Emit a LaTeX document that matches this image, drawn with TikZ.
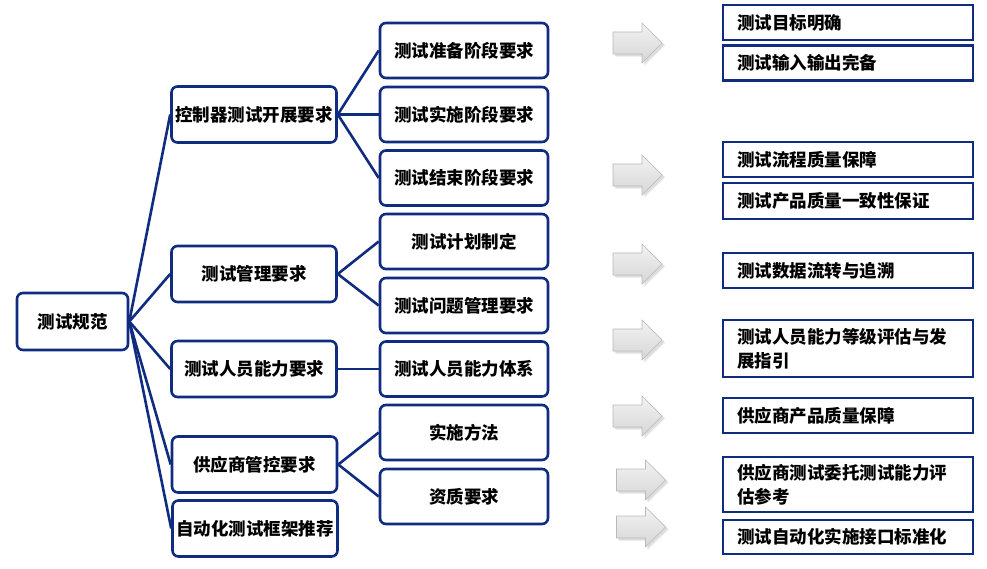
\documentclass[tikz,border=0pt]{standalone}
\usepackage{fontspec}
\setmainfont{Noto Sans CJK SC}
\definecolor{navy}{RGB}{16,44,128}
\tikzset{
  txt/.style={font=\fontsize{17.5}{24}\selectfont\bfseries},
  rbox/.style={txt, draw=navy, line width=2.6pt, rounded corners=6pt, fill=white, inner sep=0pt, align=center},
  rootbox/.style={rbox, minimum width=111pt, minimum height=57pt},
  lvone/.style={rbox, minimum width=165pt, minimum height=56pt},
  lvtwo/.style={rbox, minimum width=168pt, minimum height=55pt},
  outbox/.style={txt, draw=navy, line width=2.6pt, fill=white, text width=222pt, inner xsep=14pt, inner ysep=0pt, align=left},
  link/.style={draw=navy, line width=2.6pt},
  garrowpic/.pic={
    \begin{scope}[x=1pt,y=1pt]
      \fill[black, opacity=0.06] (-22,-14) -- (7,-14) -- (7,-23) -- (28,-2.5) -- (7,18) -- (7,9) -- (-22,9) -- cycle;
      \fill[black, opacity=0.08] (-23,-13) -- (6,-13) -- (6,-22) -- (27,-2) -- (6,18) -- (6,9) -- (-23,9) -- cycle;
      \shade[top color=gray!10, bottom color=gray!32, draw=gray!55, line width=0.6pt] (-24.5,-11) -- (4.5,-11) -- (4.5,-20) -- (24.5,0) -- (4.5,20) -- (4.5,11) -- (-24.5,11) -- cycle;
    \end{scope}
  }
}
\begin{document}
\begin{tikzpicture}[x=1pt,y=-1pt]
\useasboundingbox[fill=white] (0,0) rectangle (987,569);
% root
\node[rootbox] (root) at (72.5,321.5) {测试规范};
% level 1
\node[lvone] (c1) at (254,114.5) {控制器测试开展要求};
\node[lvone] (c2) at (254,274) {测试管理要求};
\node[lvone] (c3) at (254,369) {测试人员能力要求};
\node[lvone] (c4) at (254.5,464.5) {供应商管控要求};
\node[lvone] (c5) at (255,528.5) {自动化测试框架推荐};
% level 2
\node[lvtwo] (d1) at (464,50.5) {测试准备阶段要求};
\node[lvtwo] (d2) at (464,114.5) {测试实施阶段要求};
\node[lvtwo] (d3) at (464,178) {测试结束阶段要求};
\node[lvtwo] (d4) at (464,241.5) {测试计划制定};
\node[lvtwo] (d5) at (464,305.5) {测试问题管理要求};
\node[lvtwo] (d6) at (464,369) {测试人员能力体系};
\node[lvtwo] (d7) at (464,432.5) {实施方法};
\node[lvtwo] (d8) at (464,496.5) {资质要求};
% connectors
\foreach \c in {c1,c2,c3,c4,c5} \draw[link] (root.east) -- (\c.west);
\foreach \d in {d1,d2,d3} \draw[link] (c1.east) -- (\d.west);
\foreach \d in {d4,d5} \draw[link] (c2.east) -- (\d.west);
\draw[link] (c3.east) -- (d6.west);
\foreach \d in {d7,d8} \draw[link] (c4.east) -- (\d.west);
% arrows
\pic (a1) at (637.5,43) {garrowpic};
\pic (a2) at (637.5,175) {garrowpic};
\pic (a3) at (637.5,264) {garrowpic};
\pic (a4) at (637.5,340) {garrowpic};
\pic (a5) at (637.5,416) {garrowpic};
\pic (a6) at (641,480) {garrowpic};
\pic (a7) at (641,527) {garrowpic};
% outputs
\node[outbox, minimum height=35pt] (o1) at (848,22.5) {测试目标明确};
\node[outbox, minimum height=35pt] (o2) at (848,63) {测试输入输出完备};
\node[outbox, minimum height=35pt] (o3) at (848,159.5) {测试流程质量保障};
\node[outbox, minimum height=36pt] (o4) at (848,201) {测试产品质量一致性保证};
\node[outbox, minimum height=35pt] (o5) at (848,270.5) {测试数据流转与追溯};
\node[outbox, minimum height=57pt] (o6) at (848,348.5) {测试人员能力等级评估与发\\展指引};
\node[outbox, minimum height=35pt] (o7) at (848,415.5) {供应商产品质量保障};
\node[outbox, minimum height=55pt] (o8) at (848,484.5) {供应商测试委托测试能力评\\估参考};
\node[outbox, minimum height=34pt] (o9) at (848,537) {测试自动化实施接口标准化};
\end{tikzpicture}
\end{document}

● **DIRECTIVE**: All the lines above are to be reproduced exactly, except the pictures.

● **SOLUTION**:
Emit a LaTeX document that matches this image, drawn with TikZ.
\documentclass[tikz,border=0pt]{standalone}
\usepackage{fontspec}
\setmainfont{Noto Sans CJK SC}
\definecolor{navy}{RGB}{16,44,128}
\tikzset{
  txt/.style={font=\fontsize{17.5}{24}\selectfont\bfseries},
  rbox/.style={txt, draw=navy, line width=2.6pt, rounded corners=6pt, fill=white, inner sep=0pt, align=center},
  rootbox/.style={rbox, minimum width=111pt, minimum height=57pt},
  lvone/.style={rbox, minimum width=165pt, minimum height=56pt},
  lvtwo/.style={rbox, minimum width=168pt, minimum height=55pt},
  outbox/.style={txt, draw=navy, line width=2.6pt, fill=white, text width=222pt, inner xsep=14pt, inner ysep=0pt, align=left},
  link/.style={draw=navy, line width=2.6pt},
  garrowpic/.pic={
    \begin{scope}[x=1pt,y=1pt]
      \fill[black, opacity=0.06] (-22,-14) -- (7,-14) -- (7,-23) -- (28,-2.5) -- (7,18) -- (7,9) -- (-22,9) -- cycle;
      \fill[black, opacity=0.08] (-23,-13) -- (6,-13) -- (6,-22) -- (27,-2) -- (6,18) -- (6,9) -- (-23,9) -- cycle;
      \shade[top color=gray!10, bottom color=gray!32, draw=gray!55, line width=0.6pt] (-24.5,-11) -- (4.5,-11) -- (4.5,-20) -- (24.5,0) -- (4.5,20) -- (4.5,11) -- (-24.5,11) -- cycle;
    \end{scope}
  }
}
\begin{document}
\begin{tikzpicture}[x=1pt,y=-1pt]
\useasboundingbox[fill=white] (0,0) rectangle (987,569);
% root
\node[rootbox] (root) at (72.5,321.5) {测试规范};
% level 1
\node[lvone] (c1) at (254,114.5) {控制器测试开展要求};
\node[lvone] (c2) at (254,274) {测试管理要求};
\node[lvone] (c3) at (254,369) {测试人员能力要求};
\node[lvone] (c4) at (254.5,464.5) {供应商管控要求};
\node[lvone] (c5) at (255,528.5) {自动化测试框架推荐};
% level 2
\node[lvtwo] (d1) at (464,50.5) {测试准备阶段要求};
\node[lvtwo] (d2) at (464,114.5) {测试实施阶段要求};
\node[lvtwo] (d3) at (464,178) {测试结束阶段要求};
\node[lvtwo] (d4) at (464,241.5) {测试计划制定};
\node[lvtwo] (d5) at (464,305.5) {测试问题管理要求};
\node[lvtwo] (d6) at (464,369) {测试人员能力体系};
\node[lvtwo] (d7) at (464,432.5) {实施方法};
\node[lvtwo] (d8) at (464,496.5) {资质要求};
% connectors
\foreach \c in {c1,c2,c3,c4,c5} \draw[link] (root.east) -- (\c.west);
\foreach \d in {d1,d2,d3} \draw[link] (c1.east) -- (\d.west);
\foreach \d in {d4,d5} \draw[link] (c2.east) -- (\d.west);
\draw[link] (c3.east) -- (d6.west);
\foreach \d in {d7,d8} \draw[link] (c4.east) -- (\d.west);
% arrows
\pic (a1) at (637.5,43) {garrowpic};
\pic (a2) at (637.5,175) {garrowpic};
\pic (a3) at (637.5,264) {garrowpic};
\pic (a4) at (637.5,340) {garrowpic};
\pic (a5) at (637.5,416) {garrowpic};
\pic (a6) at (641,480) {garrowpic};
\pic (a7) at (641,527) {garrowpic};
% outputs
\node[outbox, minimum height=35pt] (o1) at (848,22.5) {测试目标明确};
\node[outbox, minimum height=35pt] (o2) at (848,63) {测试输入输出完备};
\node[outbox, minimum height=35pt] (o3) at (848,159.5) {测试流程质量保障};
\node[outbox, minimum height=36pt] (o4) at (848,201) {测试产品质量一致性保证};
\node[outbox, minimum height=35pt] (o5) at (848,270.5) {测试数据流转与追溯};
\node[outbox, minimum height=57pt] (o6) at (848,348.5) {测试人员能力等级评估与发\\展指引};
\node[outbox, minimum height=35pt] (o7) at (848,415.5) {供应商产品质量保障};
\node[outbox, minimum height=55pt] (o8) at (848,484.5) {供应商测试委托测试能力评\\估参考};
\node[outbox, minimum height=34pt] (o9) at (848,537) {测试自动化实施接口标准化};
\end{tikzpicture}
\end{document}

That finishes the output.